I Wonder What’s Become of Joe?

LP EMI/Parlophone PMC 7183

This is happy music. First of all, the aim is to entertain and make people dance. Secondly, it’s made during the Roaring Twenties (1926) when many young people in the US had a good time. Then, thirdly, because the musicians in this case had a happy time more or less jamming in the studio.

The Goofus Five was a group within the bigger unit, The California Ramblers. They were free to take what they wanted from the arrangements and had a chance to play more solos than normally in a studio situation. They did not have to stick to the written melody, and they did not, for the most part, have to accompany singers.
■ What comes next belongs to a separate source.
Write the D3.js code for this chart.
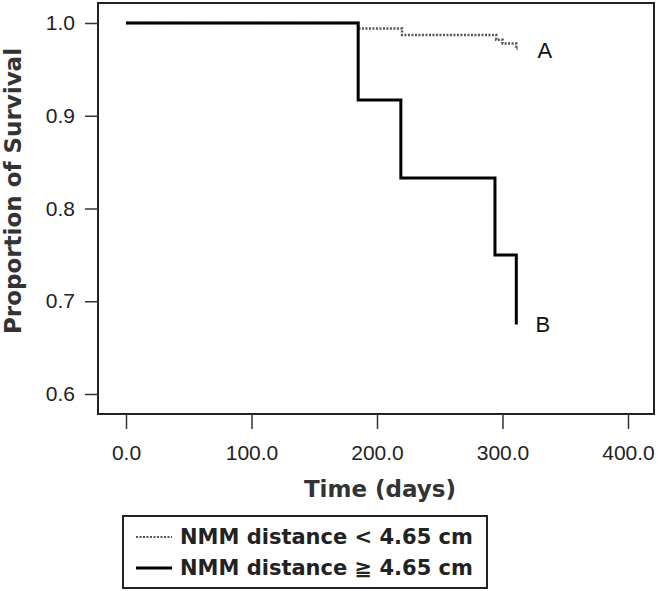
<!DOCTYPE html>
<html>
<head>
<meta charset="utf-8">
<script src="https://cdn.jsdelivr.net/npm/d3@7"></script>
<style>
  html, body { margin: 0; padding: 0; background: #fff; }
  svg { display: block; }
</style>
</head>
<body>
<svg id="chart" width="660" height="591"></svg>
<script>
// ---- data ----
const timesA = [0, 185, 220, 295, 300, 311];
const survA  = [1.0, 0.994, 0.987, 0.982, 0.978, 0.972];
const timesB = [0, 185, 219, 294, 311];
const survB  = [1.0, 0.917, 0.833, 0.750, 0.675];
const endA = 312;
const xTicks = [0, 100, 200, 300, 400];
const yTicks = [0.6, 0.7, 0.8, 0.9, 1.0];
const legendLabels = ["NMM distance < 4.65 cm", "NMM distance \u2267 4.65 cm"];
const curveLabels = ["A", "B"];

const svg = d3.select("#chart");
const x = d3.scaleLinear().domain([0, 400]).range([126, 628]);
const y = d3.scaleLinear().domain([0.6, 1.0]).range([394, 23]);

// plot frame
const box = {l: 98, t: 3, r: 654, b: 414};
svg.append("rect")
  .attr("x", box.l).attr("y", box.t)
  .attr("width", box.r - box.l).attr("height", box.b - box.t)
  .attr("fill", "none").attr("stroke", "#222").attr("stroke-width", 2);

const tickFont = "'Liberation Sans', Arial, sans-serif";

// x axis
const xAxis = svg.append("g").attr("transform", `translate(0,${box.b})`)
  .call(d3.axisBottom(x).tickValues(xTicks).tickFormat(d3.format(".1f")).tickSize(15).tickPadding(16));
xAxis.select(".domain").remove();
xAxis.attr("font-family", tickFont).attr("font-size", 21);
xAxis.selectAll("line").attr("stroke", "#333").attr("stroke-width", 1.5);
xAxis.selectAll("text").attr("fill", "#222");

// y axis
const yAxis = svg.append("g").attr("transform", `translate(${box.l},0)`)
  .call(d3.axisLeft(y).tickValues(yTicks).tickFormat(d3.format(".1f")).tickSize(13).tickPadding(10));
yAxis.select(".domain").remove();
yAxis.attr("font-family", tickFont).attr("font-size", 21);
yAxis.selectAll("line").attr("stroke", "#333").attr("stroke-width", 1.5);
yAxis.selectAll("text").attr("fill", "#222");

// axis titles
svg.append("text")
  .attr("x", 380).attr("y", 497)
  .attr("text-anchor", "middle")
  .attr("font-family", "'DejaVu Sans', Verdana, sans-serif")
  .attr("font-weight", "bold").attr("font-size", 23).attr("fill", "#333")
  .text("Time (days)");
svg.append("text")
  .attr("transform", "translate(21,191) rotate(-90)")
  .attr("text-anchor", "middle")
  .attr("font-family", "'DejaVu Sans', Verdana, sans-serif")
  .attr("font-weight", "bold").attr("font-size", 23).attr("fill", "#333")
  .text("Proportion of Survival");

// step curves
function stepData(times, surv, end) {
  const pts = times.map((t, i) => [t, surv[i]]);
  pts.push([end, surv[surv.length - 1]]);
  return pts;
}
const line = d3.line().x(d => x(d[0])).y(d => y(d[1])).curve(d3.curveStepAfter);

svg.append("path")
  .attr("d", line(stepData(timesA, survA, endA)))
  .attr("fill", "none").attr("stroke", "#555").attr("stroke-width", 2.5)
  .attr("stroke-dasharray", "2,1.5");

const bPts = timesB.map((t, i) => [t, survB[i]]);
svg.append("path")
  .attr("d", line(bPts))
  .attr("fill", "none").attr("stroke", "#000").attr("stroke-width", 3);

// curve labels
svg.append("text").attr("x", x(endA) + 20).attr("y", 58)
  .attr("font-family", tickFont).attr("font-size", 22).attr("fill", "#111")
  .text(curveLabels[0]);
svg.append("text").attr("x", x(endA) + 18).attr("y", 332)
  .attr("font-family", tickFont).attr("font-size", 22).attr("fill", "#111")
  .text(curveLabels[1]);

// legend
const lg = svg.append("g");
lg.append("rect").attr("x", 123).attr("y", 516).attr("width", 364).attr("height", 72)
  .attr("fill", "#fff").attr("stroke", "#222").attr("stroke-width", 2);
const rows = [
  {y: 537, dash: "2,1.5", color: "#555", w: 2},
  {y: 568, dash: null, color: "#000", w: 3}
];
rows.forEach((r, i) => {
  const ln = lg.append("line").attr("x1", 136).attr("x2", 172).attr("y1", r.y).attr("y2", r.y)
    .attr("stroke", r.color).attr("stroke-width", r.w);
  if (r.dash) ln.attr("stroke-dasharray", r.dash);
  lg.append("text").attr("x", 180).attr("y", r.y + 7)
    .attr("font-family", "'DejaVu Sans', Verdana, sans-serif")
    .attr("font-weight", "bold").attr("font-size", 21).attr("fill", "#222")
    .text(legendLabels[i]);
});
</script>
</body>
</html>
The result is lively and “peppy.” It should be enjoyed in small doses because the attitude remains the same throughout the entire LP. We hear the steady yet, in some places, versatile banjo playing from Tommy Felline with Irving Brodsky at the piano and Herb Weil at the drums beside him in the rhythm section.

Then up front there is Abe Lincoln who plays his trombone with facility, and the sax team of Bobby Davis, alto and soprano, and Jack Ruby on tenor sax. Chelsea Quealey plays the trumpet with a round cornet-like tone, and then there is the star that raises the jazz worth of these recordings considerably: Adrian Rollini on bass sax is in a class by himself. Enjoy his shared chorus with Abe Lincoln here.